BB&T Bank Ends Flat-Rate Dealer Compensation Program

BB&T Tower in Atlanta (Via Wikimedia Commons and

BB&T Dealer Financial Services informed its “valued dealer clients” this week that the lender is switching back to a traditional dealer compensation model — foregoing its flat-fee program, a company spokesman told Auto Finance News.

“While we had some successes with the flat-fee program announced in 2015, BB&T also experienced an overall reduction in volume,” Brian Davis, the bank’s director of corporate communications, told AFN in an email. “So to provide our dealer clients with more options and better flexibility, we will introduce a more traditional auto pricing program in mid-March.”

BB&T and BMO Harris Bank were the only two lenders to switch to a flat-fee dealer compensation model following a string of consent orders to other lenders in the space from the Consumer Financial Protection Bureau. The consent orders looked to reign in the disparate impact of discrimination abuses in the industry, in part, by capping how much dealers could increase the interest rate on — or “mark up” — a deal. Dealers, in turn, can make a profit off the difference between how much a loan is marked up and the lower rate the consumer was actually approved for by the lender.

In response, BB&T instituted a policy in which all dealers were given the same rate to discourage markup and eliminate the risk of discriminatory disparate impact against protected minorities.

“BB&T remains firmly committed to the auto finance industry and to the fair and equal treatment of all consumers,” Davis noted.

The shift in the bank’s dealer compensation model comes after Acting Director Mick Mulvaney took over the CFPB in November 2017 and set a deregulatory tone for the regulator. Last week, Mulvaney reorganized the CFPB’s Office of Fair Lending and Equal Opportunity — which is responsible for pursuing cases of discrimination including disparate impact and dealer markup — under the director’s office and stripped it of its enforcement capabilities.

“The CFPB came in with an iron club and made us change the way we priced our product [in] our indirect auto purchasing [program] through auto dealerships, and that caused the substantial runoff in that business,” Chief Executive of BB&T Kelly King told investors during its fourth-quarter earnings call last month. “We believe we’re going to be, very soon, moving back to a more traditional auto pricing program like we had before. That will increase that volume into the auto portfolio and the spreads will remain good.”

Flat-rate dealer compensation, in part, contributed to BB&T’s drop in total auto outstandings to $13.4 billion in the fourth quarter 2017, compared with $14.2 billion during the same period the year prior. The bank held an auto balance of $15.1 billion at yearend 2015 — the year it switched its fee program — according to Big Wheels Auto Finance.

Now, BMO Harris is the only lender offering a flat-rate dealer compensation model, however, it too has changed from its original conception amid declining volume.
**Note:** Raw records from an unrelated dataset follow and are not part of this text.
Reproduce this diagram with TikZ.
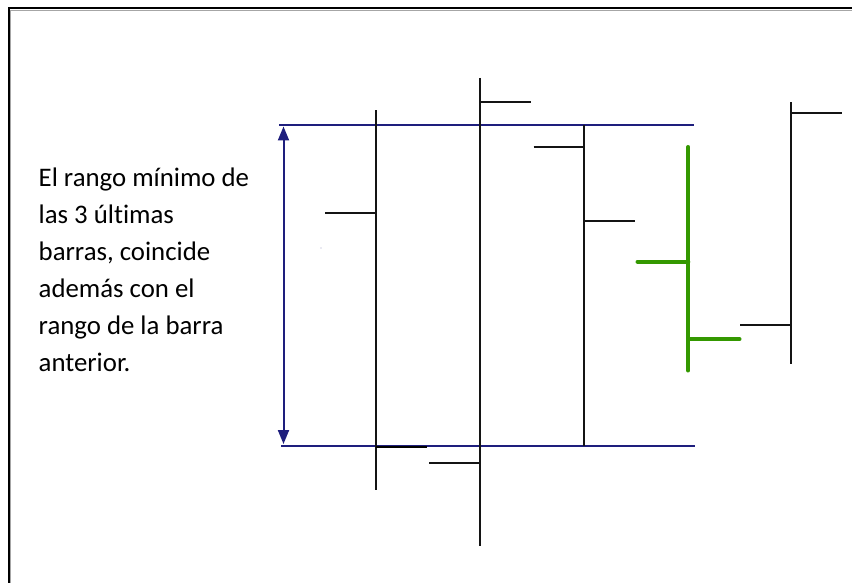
\documentclass[tikz,border=0pt]{standalone}
\usepackage{fontspec}
\setmainfont{Carlito}[Ligatures={NoCommon,NoRare}]
\usetikzlibrary{arrows.meta}
\definecolor{navy}{RGB}{30,30,125}
\definecolor{barblack}{RGB}{20,20,20}
\definecolor{bargreen}{RGB}{52,152,0}
\tikzset{
  bar/.style={draw=barblack,line width=2pt},
  tick/.style={draw=barblack,line width=2pt},
  gbar/.style={draw=bargreen,line width=4pt,line cap=round},
  level/.style={draw=navy,line width=2pt},
  rangearrow/.style={draw=navy,line width=2pt,{Triangle[length=14pt,width=11pt]}-{Triangle[length=14pt,width=11pt]}},
  txt/.style={anchor=base west,inner sep=0pt,font=\fontsize{26.8}{37}\selectfont}
}
\begin{document}
\begin{tikzpicture}[x=1pt,y=-1pt]
\clip (0,0) rectangle (852,583);
\fill[white] (0,0) rectangle (852,583);
% frame
\draw[black,line width=2pt] (8.5,8.5) rectangle (900,640);
\draw[gray!70,line width=1pt] (10.5,10.5) rectangle (900,640);
% text
\node[txt] (t1) at (38.5,186.5) {El rango mínimo de};
\node[txt] (t2) at (38.5,223.5) {las 3 últimas};
\node[txt] (t3) at (38.5,260.5) {barras, coincide};
\node[txt] (t4) at (38.5,297.5) {además con el};
\node[txt] (t5) at (38.5,334.5) {rango de la barra};
\node[txt] (t6) at (38.5,371.5) {anterior.};
% range levels
\coordinate (hl) at (279,125);
\coordinate (hr) at (693.5,125);
\coordinate (ll) at (281,445.5);
\coordinate (lr) at (695,445.5);
\draw[level] (hl) -- (hr);
\draw[level] (ll) -- (lr);
\coordinate (at) at (283.5,126.5);
\coordinate (ab) at (283.5,444);
\draw[rangearrow] (at) -- (ab);
% tiny dot
\fill[navy!40] (321,248) circle (0.7);
% bar 1
\coordinate (b1t) at (375.5,110.5);
\coordinate (b1b) at (375.5,490);
\draw[bar] (b1t) -- (b1b);
\coordinate (b1o) at (325,213.3);
\draw[tick] (b1o) -- (375.5,213.3);
\coordinate (b1c) at (427,447);
\draw[draw=black,line width=2.8pt] (375.5,447) -- (b1c);
% bar 2
\coordinate (b2t) at (480,78);
\coordinate (b2b) at (480,546);
\draw[bar] (b2t) -- (b2b);
\coordinate (b2c) at (531,102.5);
\draw[tick] (480,102.5) -- (b2c);
\coordinate (b2o) at (429,463.3);
\draw[tick] (b2o) -- (480,463.3);
% bar 3
\coordinate (b3t) at (584,125);
\coordinate (b3b) at (584,445.5);
\draw[bar] (b3t) -- (b3b);
\coordinate (b3o) at (533.5,147.3);
\draw[tick] (b3o) -- (584,147.3);
\coordinate (b3c) at (635,221.3);
\draw[tick] (584,221.3) -- (b3c);
% green bar
\coordinate (gt) at (688.3,147);
\coordinate (gb) at (688.3,370.5);
\draw[gbar] (gt) -- (gb);
\coordinate (go) at (637.5,261.7);
\draw[gbar] (go) -- (688.3,261.7);
\coordinate (gc) at (739.5,339.3);
\draw[gbar] (688.3,339.3) -- (gc);
% bar 5
\coordinate (b5t) at (790.7,102.5);
\coordinate (b5b) at (790.7,364);
\draw[bar] (b5t) -- (b5b);
\coordinate (b5c) at (841.7,113.3);
\draw[tick] (790.7,113.3) -- (b5c);
\coordinate (b5o) at (740,325.3);
\draw[tick] (b5o) -- (790.7,325.3);
\end{tikzpicture}
\end{document}
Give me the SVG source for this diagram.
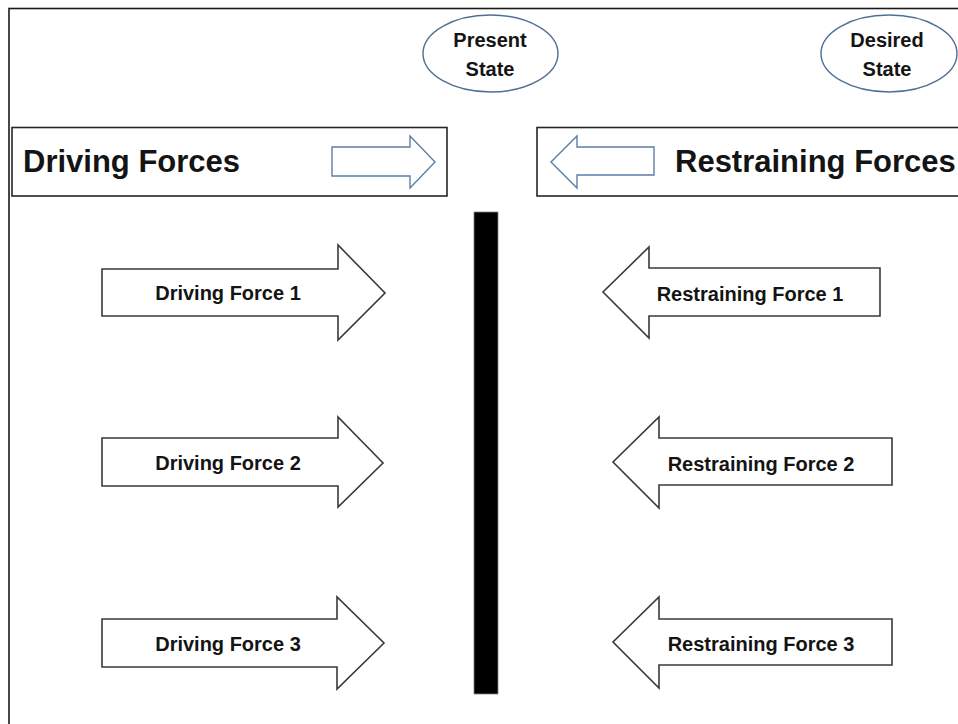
<svg xmlns="http://www.w3.org/2000/svg" width="958" height="724" viewBox="0 0 958 724">
  <style>
    .frame { fill: none; stroke: #1a1a1a; stroke-width: 1.6; }
    .box { fill: #ffffff; stroke: #262626; stroke-width: 1.6; }
    .state { fill: #ffffff; stroke: #4f6f94; stroke-width: 1.4; }
    .hint { fill: #ffffff; stroke: #5e7ea6; stroke-width: 1.4; stroke-linejoin: miter; }
    .force { fill: #ffffff; stroke: #3a3a3a; stroke-width: 1.6; stroke-linejoin: miter; }
    .bar { fill: #000000; stroke: #808080; stroke-width: 0.8; }
    text { font-family: "Liberation Sans", Arial, sans-serif; font-weight: bold; fill: #141414; }
    .head { font-size: 31px; }
    .lbl { font-size: 20px; text-anchor: middle; }
  </style>

  <rect width="958" height="724" fill="#ffffff"/>
  <!-- outer frame, open to the right and bottom -->
  <rect class="frame" x="9" y="8.5" width="1000" height="1000"/>

  <g id="present-state">
    <ellipse class="state" cx="490.5" cy="53.5" rx="67.5" ry="38.5"/>
    <text class="lbl" x="490" y="47">Present</text>
    <text class="lbl" x="490" y="76">State</text>
  </g>

  <g id="desired-state">
    <ellipse class="state" cx="889" cy="53.5" rx="68" ry="38.5"/>
    <text class="lbl" x="887" y="47">Desired</text>
    <text class="lbl" x="887" y="76">State</text>
  </g>

  <g id="driving-forces-header">
    <rect class="box" x="12" y="127.5" width="435" height="68.5"/>
    <text class="head" x="23" y="172">Driving Forces</text>
    <polygon class="hint" points="332,147 410,147 410,136 435,162 410,188 410,176 332,176"/>
  </g>

  <g id="restraining-forces-header">
    <rect class="box" x="537" y="127.5" width="480" height="68.5"/>
    <polygon class="hint" points="654,147 577,147 577,136 551,162 577,188 577,175 654,175"/>
    <text class="head" x="675" y="172">Restraining Forces</text>
  </g>

  <g id="boundary">
    <rect class="bar" x="474" y="212" width="24" height="482"/>
  </g>

  <g id="driving-force-1">
    <polygon class="force" points="102,269 338,269 338,245 385,293 338,340 338,316 102,316"/>
    <text class="lbl" x="228" y="300">Driving Force 1</text>
  </g>
  <g id="driving-force-2">
    <polygon class="force" points="102,438 338,438 338,417 383,463 338,507 338,486 102,486"/>
    <text class="lbl" x="228" y="470">Driving Force 2</text>
  </g>
  <g id="driving-force-3">
    <polygon class="force" points="102,619 337,619 337,597 384,643 337,689 337,667 102,667"/>
    <text class="lbl" x="228" y="651">Driving Force 3</text>
  </g>

  <g id="restraining-force-1">
    <polygon class="force" points="880,268 649,268 649,247 603,292 649,338 649,316 880,316"/>
    <text class="lbl" x="750" y="301">Restraining Force 1</text>
  </g>
  <g id="restraining-force-2">
    <polygon class="force" points="892,438 659,438 659,417 613,462 659,508 659,485 892,485"/>
    <text class="lbl" x="761" y="471">Restraining Force 2</text>
  </g>
  <g id="restraining-force-3">
    <polygon class="force" points="892,619 659,619 659,597 613,642 659,688 659,665 892,665"/>
    <text class="lbl" x="761" y="651">Restraining Force 3</text>
  </g>

  <g id="connectors"/>
</svg>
In the summer of last year, BMO switched to a three-tiered flat-rate system that offers dealers a 1%, 3%, or 5% rate commensurate with the loan’s term. In both cases, the lenders are seeking more flexibility than the flat-rate system provided.

“We believe a more traditional auto pricing program will give our dealer clients more options and better flexibility while ensuring that consumers continue to be treated fairly,” Davis said. “BB&T greatly values our long-standing dealer relationships and we believe this new program will be well received.”